Source material —
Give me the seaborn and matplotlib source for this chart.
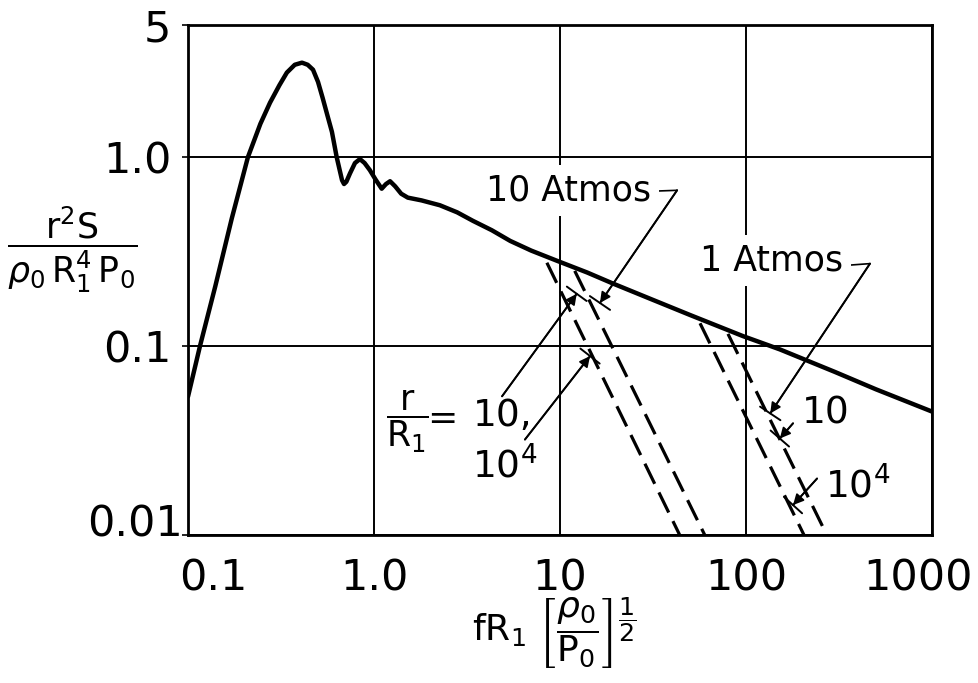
import matplotlib.pyplot as plt
import seaborn as sns
import pandas as pd
from matplotlib.ticker import NullLocator
from matplotlib.transforms import ScaledTranslation

# solid curve
freq = [0.1, 0.116, 0.14, 0.172, 0.21, 0.245, 0.276, 0.31, 0.34, 0.375, 0.41, 0.44,
        0.47, 0.50, 0.53, 0.56, 0.594, 0.63, 0.673, 0.69, 0.71, 0.743, 0.79, 0.84,
        0.89, 0.95, 1.02, 1.10, 1.16, 1.22, 1.30, 1.40, 1.52, 1.8, 2.26, 2.8, 3.4,
        4.3, 5.4, 7.0, 9.6, 14, 19.3, 30.5, 50, 96, 152, 300, 500, 1000]
spec = [0.054, 0.1, 0.206, 0.474, 1.0, 1.5, 1.94, 2.4, 2.8, 3.08, 3.16, 3.08,
        2.9, 2.5, 2.05, 1.68, 1.36, 1.0, 0.755, 0.72, 0.74, 0.82, 0.93, 0.976,
        0.93, 0.853, 0.76, 0.68, 0.72, 0.745, 0.70, 0.64, 0.61, 0.59, 0.556, 0.51, 0.46,
        0.41, 0.36, 0.32, 0.283, 0.245, 0.214, 0.178, 0.146, 0.113, 0.096, 0.073, 0.059, 0.045]

# dashed lines (start, end) : 10 Atmos pair and 1 Atmos pair
dash_x = [[8.5, 44], [12.0, 60], [56.6, 205], [80, 272]]
dash_y = [[0.276, 0.01], [0.25, 0.01], [0.132, 0.01], [0.116, 0.01]]

xticks = [0.1, 1, 10, 100, 1000]
xtick_labels = ['0.1', '1.0', '10', '100', '1000']
yticks = [0.01, 0.1, 1, 5]
ytick_labels = ['0.01', '0.1', '1.0', '5']

sns.set_theme(style='white')
plt.rcParams['font.family'] = ['DejaVu Sans']
plt.rcParams['mathtext.fontset'] = 'dejavusans'
plt.rcParams.update({'text.color': 'black', 'axes.labelcolor': 'black',
                     'xtick.color': 'black', 'ytick.color': 'black'})

fig = plt.figure(figsize=(9.79, 6.83), dpi=100)
ax = fig.add_axes([188 / 979, 1 - 535 / 683, 744 / 979, 510 / 683])
ax.set_xscale('log')
ax.set_yscale('log')

curve = pd.DataFrame({'f': freq, 's': spec})
sns.lineplot(data=curve, x='f', y='s', ax=ax, color='black', lw=3.2, estimator=None)

for xs, ys in zip(dash_x, dash_y):
    sns.lineplot(x=xs, y=ys, ax=ax, color='black', lw=2.3, estimator=None)
    ax.lines[-1].set_dashes((7, 3))

ax.set_xlim(0.1, 1000)
ax.set_ylim(0.01, 5)
ax.set_xticks(xticks)
ax.set_xticklabels(xtick_labels)
ax.set_yticks(yticks)
ax.set_yticklabels(ytick_labels)
ax.xaxis.set_minor_locator(NullLocator())
ax.yaxis.set_minor_locator(NullLocator())
ax.tick_params(axis='x', length=0, pad=16, labelsize=31, labelcolor='black')
ax.tick_params(axis='y', length=4, width=1.2, pad=8, labelsize=31, labelcolor='black',
               color='black', left=True, direction='out')

ax.set_axisbelow(True)
ax.grid(True, which='major', color='black', lw=1.4)
for sp in ax.spines.values():
    sp.set_color('black')
    sp.set_linewidth(2)

# corner labels nudged like the original
lab = ax.get_xticklabels()[0]
lab.set_transform(lab.get_transform() + ScaledTranslation(0.25, 0, fig.dpi_scale_trans))
lab = ax.get_xticklabels()[-1]
lab.set_transform(lab.get_transform() + ScaledTranslation(-0.14, 0, fig.dpi_scale_trans))
lab = ax.get_yticklabels()[0]
lab.set_transform(lab.get_transform() + ScaledTranslation(0.12, 0.15, fig.dpi_scale_trans))

ax.set_ylabel(r'$\dfrac{\mathrm{r^2 S}}{\rho_0\,\mathrm{R_1^4\,P_0}}$', rotation=0,
              fontsize=25, ha='center', va='center', color='black')
ax.yaxis.set_label_coords(-0.156, 0.56)
ax.set_xlabel(r'$\mathrm{fR_1}\ \left[\dfrac{\rho_0}{\mathrm{P_0}}\right]^{\dfrac{1}{2}}$',
              fontsize=26, color='black', va='top')
ax.xaxis.set_label_coords(0.493, -0.118)

white = dict(facecolor='white', edgecolor='none', pad=6)
arrow = dict(arrowstyle='-|>', color='black', lw=1.2, mutation_scale=16, shrinkA=0, shrinkB=0)
bar = dict(arrowstyle='-[, widthB=0.55, lengthB=0', color='black', lw=1.4,
           mutation_scale=16, shrinkA=0, shrinkB=0)


def leader(tip, tail):
    ax.annotate('', xy=tip, xytext=tail, arrowprops=arrow)
    ax.annotate('', xy=tip, xytext=tail, arrowprops=bar)


# 10 Atmos
ax.text(30.8, 0.667, '10 Atmos', fontsize=25, ha='right', va='center', bbox=white, zorder=3)
ax.plot([31.6, 42.6], [0.66, 0.667], color='black', lw=1.2)
leader((16.4, 0.169), (42.6, 0.667))

# r/R1 = 10, 10^4
ax.text(1.52, 0.040, r'$\dfrac{\mathrm{r}}{\mathrm{R_1}}$', fontsize=25, ha='center', va='center')
ax.text(2.33, 0.041, '=', fontsize=26, ha='center', va='center')
ax.text(3.41, 0.0425, '10,', fontsize=27, ha='left', va='center')
ax.text(3.37, 0.0233, r'10$^{4}$', fontsize=27, ha='left', va='center')
leader((12.3, 0.189), (4.88, 0.0542))
leader((14.5, 0.0885), (6.48, 0.032))

# 1 Atmos
ax.text(56.6, 0.283, '1 Atmos', fontsize=25, ha='left', va='center', bbox=white, zorder=3)
ax.plot([341, 464], [0.267, 0.273], color='black', lw=1.2)
leader((135, 0.044), (464, 0.273))
ax.text(200, 0.044, '10', fontsize=27, ha='left', va='center')
leader((152, 0.0324), (179, 0.039))
ax.text(266, 0.0182, r'10$^{4}$', fontsize=27, ha='left', va='center')
leader((179, 0.0144), (241, 0.0199))

fig.savefig('out.png', dpi=100)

Goal of the exercise — Repeat the material above in full and unchanged, minus its images.

Expected answer —
Give me the seaborn and matplotlib source for this chart.
import matplotlib.pyplot as plt
import seaborn as sns
import pandas as pd
from matplotlib.ticker import NullLocator
from matplotlib.transforms import ScaledTranslation

# solid curve
freq = [0.1, 0.116, 0.14, 0.172, 0.21, 0.245, 0.276, 0.31, 0.34, 0.375, 0.41, 0.44,
        0.47, 0.50, 0.53, 0.56, 0.594, 0.63, 0.673, 0.69, 0.71, 0.743, 0.79, 0.84,
        0.89, 0.95, 1.02, 1.10, 1.16, 1.22, 1.30, 1.40, 1.52, 1.8, 2.26, 2.8, 3.4,
        4.3, 5.4, 7.0, 9.6, 14, 19.3, 30.5, 50, 96, 152, 300, 500, 1000]
spec = [0.054, 0.1, 0.206, 0.474, 1.0, 1.5, 1.94, 2.4, 2.8, 3.08, 3.16, 3.08,
        2.9, 2.5, 2.05, 1.68, 1.36, 1.0, 0.755, 0.72, 0.74, 0.82, 0.93, 0.976,
        0.93, 0.853, 0.76, 0.68, 0.72, 0.745, 0.70, 0.64, 0.61, 0.59, 0.556, 0.51, 0.46,
        0.41, 0.36, 0.32, 0.283, 0.245, 0.214, 0.178, 0.146, 0.113, 0.096, 0.073, 0.059, 0.045]

# dashed lines (start, end) : 10 Atmos pair and 1 Atmos pair
dash_x = [[8.5, 44], [12.0, 60], [56.6, 205], [80, 272]]
dash_y = [[0.276, 0.01], [0.25, 0.01], [0.132, 0.01], [0.116, 0.01]]

xticks = [0.1, 1, 10, 100, 1000]
xtick_labels = ['0.1', '1.0', '10', '100', '1000']
yticks = [0.01, 0.1, 1, 5]
ytick_labels = ['0.01', '0.1', '1.0', '5']

sns.set_theme(style='white')
plt.rcParams['font.family'] = ['DejaVu Sans']
plt.rcParams['mathtext.fontset'] = 'dejavusans'
plt.rcParams.update({'text.color': 'black', 'axes.labelcolor': 'black',
                     'xtick.color': 'black', 'ytick.color': 'black'})

fig = plt.figure(figsize=(9.79, 6.83), dpi=100)
ax = fig.add_axes([188 / 979, 1 - 535 / 683, 744 / 979, 510 / 683])
ax.set_xscale('log')
ax.set_yscale('log')

curve = pd.DataFrame({'f': freq, 's': spec})
sns.lineplot(data=curve, x='f', y='s', ax=ax, color='black', lw=3.2, estimator=None)

for xs, ys in zip(dash_x, dash_y):
    sns.lineplot(x=xs, y=ys, ax=ax, color='black', lw=2.3, estimator=None)
    ax.lines[-1].set_dashes((7, 3))

ax.set_xlim(0.1, 1000)
ax.set_ylim(0.01, 5)
ax.set_xticks(xticks)
ax.set_xticklabels(xtick_labels)
ax.set_yticks(yticks)
ax.set_yticklabels(ytick_labels)
ax.xaxis.set_minor_locator(NullLocator())
ax.yaxis.set_minor_locator(NullLocator())
ax.tick_params(axis='x', length=0, pad=16, labelsize=31, labelcolor='black')
ax.tick_params(axis='y', length=4, width=1.2, pad=8, labelsize=31, labelcolor='black',
               color='black', left=True, direction='out')

ax.set_axisbelow(True)
ax.grid(True, which='major', color='black', lw=1.4)
for sp in ax.spines.values():
    sp.set_color('black')
    sp.set_linewidth(2)

# corner labels nudged like the original
lab = ax.get_xticklabels()[0]
lab.set_transform(lab.get_transform() + ScaledTranslation(0.25, 0, fig.dpi_scale_trans))
lab = ax.get_xticklabels()[-1]
lab.set_transform(lab.get_transform() + ScaledTranslation(-0.14, 0, fig.dpi_scale_trans))
lab = ax.get_yticklabels()[0]
lab.set_transform(lab.get_transform() + ScaledTranslation(0.12, 0.15, fig.dpi_scale_trans))

ax.set_ylabel(r'$\dfrac{\mathrm{r^2 S}}{\rho_0\,\mathrm{R_1^4\,P_0}}$', rotation=0,
              fontsize=25, ha='center', va='center', color='black')
ax.yaxis.set_label_coords(-0.156, 0.56)
ax.set_xlabel(r'$\mathrm{fR_1}\ \left[\dfrac{\rho_0}{\mathrm{P_0}}\right]^{\dfrac{1}{2}}$',
              fontsize=26, color='black', va='top')
ax.xaxis.set_label_coords(0.493, -0.118)

white = dict(facecolor='white', edgecolor='none', pad=6)
arrow = dict(arrowstyle='-|>', color='black', lw=1.2, mutation_scale=16, shrinkA=0, shrinkB=0)
bar = dict(arrowstyle='-[, widthB=0.55, lengthB=0', color='black', lw=1.4,
           mutation_scale=16, shrinkA=0, shrinkB=0)


def leader(tip, tail):
    ax.annotate('', xy=tip, xytext=tail, arrowprops=arrow)
    ax.annotate('', xy=tip, xytext=tail, arrowprops=bar)


# 10 Atmos
ax.text(30.8, 0.667, '10 Atmos', fontsize=25, ha='right', va='center', bbox=white, zorder=3)
ax.plot([31.6, 42.6], [0.66, 0.667], color='black', lw=1.2)
leader((16.4, 0.169), (42.6, 0.667))

# r/R1 = 10, 10^4
ax.text(1.52, 0.040, r'$\dfrac{\mathrm{r}}{\mathrm{R_1}}$', fontsize=25, ha='center', va='center')
ax.text(2.33, 0.041, '=', fontsize=26, ha='center', va='center')
ax.text(3.41, 0.0425, '10,', fontsize=27, ha='left', va='center')
ax.text(3.37, 0.0233, r'10$^{4}$', fontsize=27, ha='left', va='center')
leader((12.3, 0.189), (4.88, 0.0542))
leader((14.5, 0.0885), (6.48, 0.032))

# 1 Atmos
ax.text(56.6, 0.283, '1 Atmos', fontsize=25, ha='left', va='center', bbox=white, zorder=3)
ax.plot([341, 464], [0.267, 0.273], color='black', lw=1.2)
leader((135, 0.044), (464, 0.273))
ax.text(200, 0.044, '10', fontsize=27, ha='left', va='center')
leader((152, 0.0324), (179, 0.039))
ax.text(266, 0.0182, r'10$^{4}$', fontsize=27, ha='left', va='center')
leader((179, 0.0144), (241, 0.0199))

fig.savefig('out.png', dpi=100)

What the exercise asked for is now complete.